Let's say that percentage is 0.1%. This means that of 200,000 visitors, only 200 will be executives. And since your site is too general, an even smaller percentage of those 200 executives - say, 0.5% - will be interested in your offer and eventually buy (0.5% amounts to only one client for an entire month).

Now consider another site dedicated exclusively to corporate executives. Assume this site receives only 5,000 hits per month - agreeably, it's not a whole lot. But the percentage of those visitors falling into the target market will be 100%.

Furthermore, the percentage of interested leads will be greater. To be conservative, let's say it is only 5%. This means of 5,000 hits per month, one can achieve 250 sales.

The beauty of it is that it probably took a lesser investment of time, effort, and money to achieve 250 sales per month than it did to achieve one sale per month. Therefore, you definitely get more with less. By narrowing your market or focus, you broaden your chances of online success.

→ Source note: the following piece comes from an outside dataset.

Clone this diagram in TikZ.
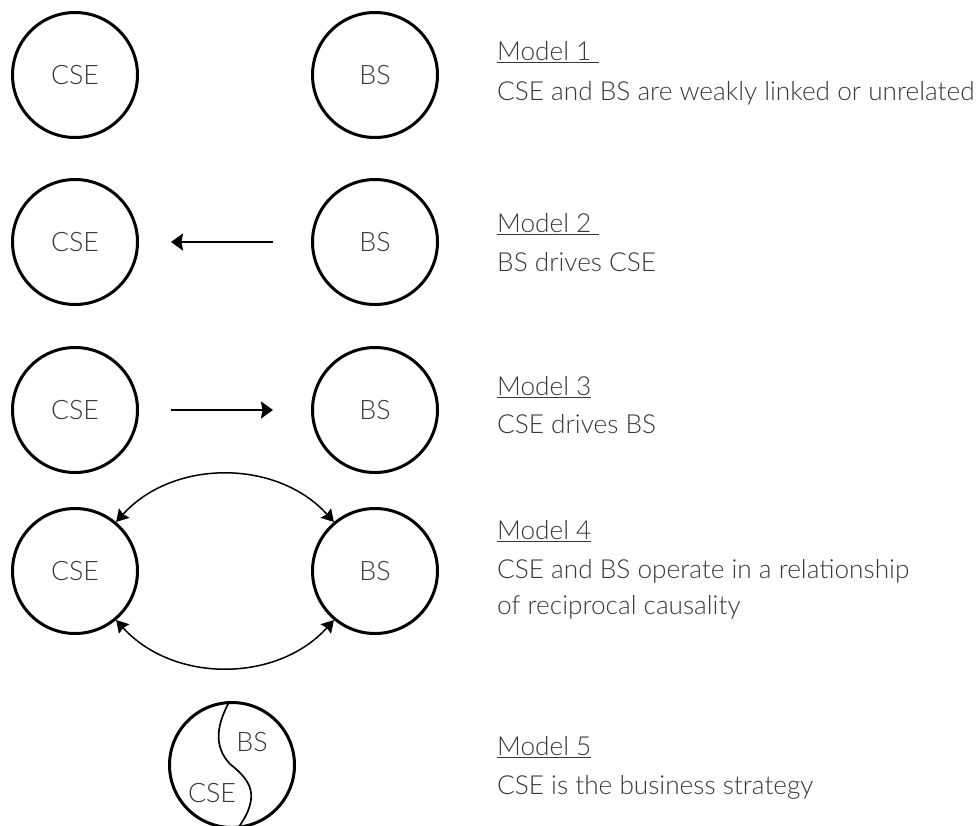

In short, the more specialized your web site or online business becomes, the more qualified, interested leads will come to you and the more sales you will generate.

Target Marketing

If you say your ideal client is a technical programmer, aged between 25 and 35, and earning over $25,000 per year. Your chances of reaching such an audience by plastering your link all over the Internet will be minuscule. And even if your message does happen to appear in front of your specific market, chances are it will go unnoticed due to the general nature of the location in which your message appears. Not good.

Your message should appear in front of people likely to read it and take action. If you promote your online business in places in which your target market is likely to congregate, it is true your costs will likely be higher. However, your cost-per-visitor (or cost-per-lead, even cost-per-sale) will decrease substantially.

Combining targeted and niche marketing can produce substantial improvements over non-focused marketing. By lessening your market as well as the market to which you advertise, you will proportionately increase your sales.